A batalha pela liderança
Para o trio que está na frente (e, em menor grau, para o Uber Eats, que entrou há menos tempo no mercado), a batalha é para levar os aplicativos ao celular de todo morador das grandes cidades. O iFood tem 6 milhões de usuários ativos e registra 8,7 milhões de pedidos mensais. Além do Brasil, atua no México e na Colômbia. O Rappi tem 800 000 usuários no Brasil (de um total de 3,6 milhões espalhados, ainda, entre Colômbia, Argentina, Chile, Peru e Uruguai). Seu objetivo é chegar a 80 milhões de usuários em três anos. A Loggi, por sua vez, conta com 10 mil motofretistas e motoristas de van, fazendo 3 milhões de entregas em 30 cidades. Sua expectativa é chegar a 5 milhões de entregas no período de três anos.

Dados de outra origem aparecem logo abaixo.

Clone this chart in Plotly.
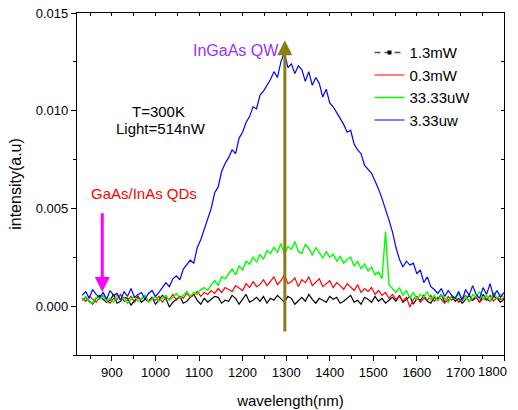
import plotly.graph_objects as go

# wavelength grid (nm)
wavelength = [832, 840, 848, 856, 864, 872, 880, 888, 896, 904, 912, 920, 928, 936, 944, 952, 960, 968, 976, 984,
              992, 1000, 1008, 1016, 1024, 1032, 1040, 1048, 1056, 1064, 1072, 1080, 1088, 1096, 1104, 1112, 1120,
              1128, 1136, 1144, 1152, 1160, 1168, 1176, 1184, 1192, 1200, 1208, 1216, 1224, 1232, 1240, 1248, 1256,
              1264, 1272, 1280, 1288, 1296, 1304, 1312, 1320, 1328, 1336, 1344, 1352, 1360, 1368, 1376, 1384, 1392,
              1400, 1408, 1416, 1424, 1432, 1440, 1448, 1456, 1464, 1472, 1480, 1488, 1496, 1504, 1512, 1520, 1528,
              1536, 1544, 1552, 1560, 1568, 1576, 1584, 1592, 1600, 1608, 1616, 1624, 1632, 1640, 1648, 1656, 1664,
              1672, 1680, 1688, 1696, 1704, 1712, 1720, 1728, 1736, 1744, 1752, 1760, 1768, 1776, 1784, 1792, 1800]

# intensities in units of 1e-5 a.u.
black_1p3mW = [30, 45, 25, 10, 40, 55, 35, 20, 30, 60, 15, 25, 45, 40, 5, 30, 50, 20, 35, 25,
               45, 10, 30, 55, 40, -5, 20, 35, 50, 15, 25, 45, 60, 30, 10, 40, 20,
               35, 50, 45, 15, 30, 25, 55, 40, 10, 35, 60, 20, 30, 45, 25, 50, 15, 40,
               30, 55, 35, 20, 50, 40, 10, 30, 45, 25, 60, 35, 15, 40, 30, 20, 50,
               35, 45, 15, 25, 40, 55, 20, 30, 10, 45, 35, 20, 50, 25, 40, 15, 30,
               45, 25, 55, 20, 35, 50, 10, 40, 30, 55, 25, 15, 45, 35, 60, 20, 30,
               50, 25, 40, 15, 35, 55, 30, 45, 20, 60, 35, 25, 50, 40, 20, 35]

red_0p3mW = [40, 25, 50, 35, 20, 45, 55, 30, 15, 40, 35, 60, 25, 30, 50, 20, 45, 35, 55, 25,
             40, 30, 50, 20, 45, 35, 60, 30, 50, 40, 65, 45, 55, 75, 50, 70, 60,
             80, 65, 90, 70, 95, 85, 75, 105, 90, 80, 115, 95, 125, 100, 110, 135, 105, 125,
             150, 110, 130, 160, 115, 125, 145, 100, 135, 120, 150, 105, 125, 140, 100, 115, 130,
             95, 120, 105, 85, 115, 95, 80, 110, 70, 90, 75, 95, 60, 80, 55, 70, 40,
             60, 35, 50, 25, 45, -5, 35, 50, 20, 40, 30, 55, 25, 45, 35, 15, 50,
             30, 45, 20, 40, 55, 25, 35, 50, 20, 40, 30, 55, 25, 45, 35, 40]

green_33uW = [30, 50, 20, 15, 45, 35, 55, 25, 40, 20, 60, 30, 45, 15, 35, 50, 25, 40, 55, 20,
              35, 50, 25, 40, 55, 30, 45, 65, 40, 55, 75, 50, 70, 60, 85, 95, 80,
              110, 130, 105, 150, 140, 165, 190, 160, 205, 185, 230, 215, 250, 225, 265, 240, 285, 270,
              300, 275, 320, 265, 305, 290, 330, 280, 270, 315, 295, 260, 300, 275, 245, 280, 250,
              265, 230, 255, 220, 240, 250, 205, 230, 190, 215, 180, 200, 160, 175, 140, 380, 110,
              90, 70, 95, 55, 80, 40, 70, 35, 60, 45, 75, 30, 55, 25, 60, 40, 20,
              55, 35, 65, 30, 50, 20, 60, 45, 75, 35, 55, 25, 70, 40, 60, 45]

blue_3p33uW = [55, 75, 40, 85, 60, 45, 70, 35, 80, 55, 65, 30, 75, 50, 90, 45, 60, 70, 35, 65,
               80, 50, 70, 95, 120, 100, 140, 155, 135, 190, 210, 235, 220, 300, 340, 390, 450,
               500, 580, 610, 690, 730, 760, 800, 780, 860, 890, 940, 970, 1020, 1010, 1080, 1100, 1130, 1160,
               1200, 1170, 1250, 1300, 1220, 1240, 1190, 1230, 1210, 1150, 1200, 1130, 1170, 1140, 1070, 1110, 1040,
               1020, 990, 960, 930, 890, 900, 830, 800, 780, 720, 700, 680, 640, 600, 550, 500, 440,
               380, 300, 240, 200, 230, 210, 220, 165, 185, 120, 150, 100, 85, 65, 90, 50, 80,
               55, 40, 75, 30, 85, 55, 105, 60, 40, 95, 60, 115, 50, 80, 45, 70]

scale = 1e-5
x_ticks = [900, 1000, 1100, 1200, 1300, 1400, 1500, 1600, 1700, 1800]
x_tick_labels = ["900", "1000", "1100", "1200", "1300", "1400", "1500", "1600", "1700", "1800"]
y_ticks = [0.000, 0.005, 0.010, 0.015]

FONT = "Liberation Sans, Arial, sans-serif"

fig = go.Figure()

# legend-only entry mimicking the Origin line+symbol legend for 1.3mW
fig.add_trace(go.Scatter(x=[None], y=[None], mode="lines+markers", name="1.3mW",
                         line=dict(color="#555555", width=1.5, dash="6px,4px"),
                         marker=dict(symbol="square", color="black", size=4)))

series = [
    ("1.3mW", black_1p3mW, "#000000", 1.2, False),
    ("0.3mW", red_0p3mW, "#ff0000", 1.2, True),
    ("33.33uW", green_33uW, "#00ff00", 1.4, True),
    ("3.33uw", blue_3p33uW, "#0000ff", 1.2, True),
]
for name, vals, color, w, show in series:
    fig.add_trace(go.Scatter(x=wavelength, y=[v * scale for v in vals], mode="lines", name=name,
                             line=dict(color=color, width=w), showlegend=show))

xr = [820, 1800]
yr = [-0.0025, 0.015]

# the last x label is drawn separately (right-aligned) so it stays inside the frame, as in the original
axis_labels = x_tick_labels[:-1] + [""]

fig.update_layout(
    width=518, height=410,
    margin=dict(l=77, r=14, t=13, b=55, autoexpand=False),
    paper_bgcolor="white", plot_bgcolor="white",
    font=dict(family=FONT, size=13, color="black"),
    showlegend=True,
    legend=dict(x=0.685, y=0.932, xanchor="left", yanchor="top", bgcolor="rgba(0,0,0,0)",
                font=dict(size=15, family=FONT), tracegroupgap=0, itemwidth=30),
    xaxis=dict(range=xr, tickvals=x_ticks, ticktext=axis_labels, showline=True, mirror=True,
               linecolor="black", linewidth=1.2,
               ticks="outside", ticklen=5, tickwidth=1, tickcolor="black", showgrid=False, zeroline=False,
               automargin=False, ticklabeloverflow="allow",
               minor=dict(dtick=50, tick0=800, ticks="outside", ticklen=3, tickcolor="black"),
               title=dict(text="wavelength(nm)", font=dict(size=15), standoff=16)),
    yaxis=dict(range=yr, tickvals=y_ticks, tickformat=".3f", showline=True, mirror=True, linecolor="black",
               linewidth=1.2, ticks="outside", ticklen=5, tickwidth=1, tickcolor="black",
               showgrid=False, zeroline=False, automargin=False, ticklabeloverflow="allow",
               minor=dict(dtick=0.0025, tick0=0, ticks="outside", ticklen=3, tickcolor="black"),
               title=dict(text="intensity(a.u)", font=dict(size=16), standoff=10)),
    xaxis2=dict(range=xr, overlaying="x", side="top", anchor="y", showline=True, linecolor="black",
                linewidth=1.2, ticks="inside", ticklen=3, tickcolor="black", dtick=50, tick0=800,
                showticklabels=False, showgrid=False, zeroline=False, automargin=False),
    yaxis2=dict(range=yr, overlaying="y", side="right", anchor="x", showline=True, linecolor="black",
                linewidth=1.2, ticks="inside", ticklen=3, tickcolor="black", dtick=0.0025, tick0=0,
                showticklabels=False, showgrid=False, zeroline=False, automargin=False),
)

# invisible trace so the overlay axes are drawn
fig.add_trace(go.Scatter(x=[None], y=[None], xaxis="x2", yaxis="y2", showlegend=False, hoverinfo="skip"))

# last x tick label
fig.add_annotation(x=x_ticks[-1], y=0, xref="x", yref="paper", text=x_tick_labels[-1], showarrow=False,
                   xanchor="right", yanchor="top", xshift=5, yshift=-7,
                   font=dict(size=13, color="black", family=FONT))

# arrows
fig.add_annotation(x=1297, y=0.0136, ax=1297, ay=-0.00138, xref="x", yref="y", axref="x", ayref="y",
                   text="", showarrow=True, arrowhead=2, arrowsize=1.0, arrowwidth=3, arrowcolor="#8a7d12")
fig.add_annotation(x=878, y=0.00073, ax=878, ay=0.00483, xref="x", yref="y", axref="x", ayref="y",
                   text="", showarrow=True, arrowhead=2, arrowsize=1.0, arrowwidth=3, arrowcolor="#ff00ff")

# text labels
fig.add_annotation(x=1186, y=0.0131, xref="x", yref="y", text="InGaAs QW", showarrow=False,
                   font=dict(size=16, color="#9b30ff", family=FONT))
fig.add_annotation(x=1006, y=0.00998, xref="x", yref="y", text="T=300K", showarrow=False,
                   font=dict(size=15, color="black", family=FONT))
fig.add_annotation(x=1013, y=0.00911, xref="x", yref="y", text="Light=514nW", showarrow=False,
                   font=dict(size=15, color="black", family=FONT))
fig.add_annotation(x=974, y=0.00578, xref="x", yref="y", text="GaAs/InAs QDs", showarrow=False,
                   font=dict(size=15, color="#ff0000", family=FONT))

# remove the default 8px page margin so the figure fills the 518x410 window exactly
fig.write_html("out.html", post_script="document.body.style.margin='0px';",
               config={"displayModeBar": False})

Após a expansão das plataformas no mercado de entrega rápida de alimentos, o passo seguinte será o atendimento a outros segmentos. O delivery de remédios e outros produtos de farmácias e de compras de supermercado será o próximo alvo.
São milionárias as apostas das startups para liderar o mercado. Uma estimativa de mercado dá conta de que a Rappi está injetando R$ 100 milhões mensais na sua operação para manter a qualidade do serviço e, ainda, assegurar um preço atrativo aos usuários. Como se vê, custa caro conquistar e manter participação relevante no market-share. Os moradores das grandes cidades têm todo o direito de se indagar se a conta desses serviços fecha. Um dos formatos de assinatura da plataforma Rappi custa R$ 20 e dá direito à utilização do serviço durante todo o mês. Quem conhece bem esse tipo de startup sabe que sua estratégia é tornar-se o ente dominante do mercado, abolir ou absorver os concorrentes e, depois, passar a cobrar preços compatíveis com os modelos de negócio convencionais em que é preciso entrar mais dinheiro do que sai da operação.
Os agentes da “nova economia” acompanham o desempenho das três startups após os investimentos. De uma delas, ou de uma dupla, pode surgir um super unicórnio que irá consolidar o mercado. Há, ainda, o fator chinês. Como no caso do 99, se um fundo de investimentos ou uma gigante do porte da Alibaba decidir entrar no mercado brasileiro, a configuração atual mudará velozmente. Nessa direção, chama a atenção o aporte feito na Loggi pelo Vision Fund, que no início de 2019 fez um aporte de US$ 535 milhões na DoodDash, app de entrega de alimentos sediado em São Francisco, hoje a referência do setor.
Desafios do cenário de consolidação
O horizonte desse setor traz muitas promessas. No entanto, há algumas questões mal resolvidas que certamente terão impacto no valuation dessas empresas em um cenário de consolidação. Uma delas é como se dará a execução da nova lei trabalhista. A relação entre os motofretistas e as empresas tem sido objeto de ações na justiça e de críticas de vários setores da sociedade. A situação se acirrou no último mês, quando familiares de um motofretista do Rappi acusaram a empresa de omissão no caso de um acidente ocorrido no trabalho. Daniel de Jesus Dias, 33 anos, teve um AVC e morreu sem receber nenhum tipo de assistência. Dias era um microempreendedor individual (MEI).
Segundo a Secretaria de Desenvolvimento Econômico e Trabalho da Prefeitura de São Paulo, o setor de entregas rápidas já é o terceiro maior da cidade entre as MEIs, totalizando 24 mil profissionais. No ano passado, o crescimento foi de 165% em relação ao ano anterior (a alta percentual mais expressiva entre todos os segmentos acompanhados pela prefeitura). Trata-se, certamente, de um efeito da crise econômica que se arrasta há anos e dos seus efeitos no desemprego.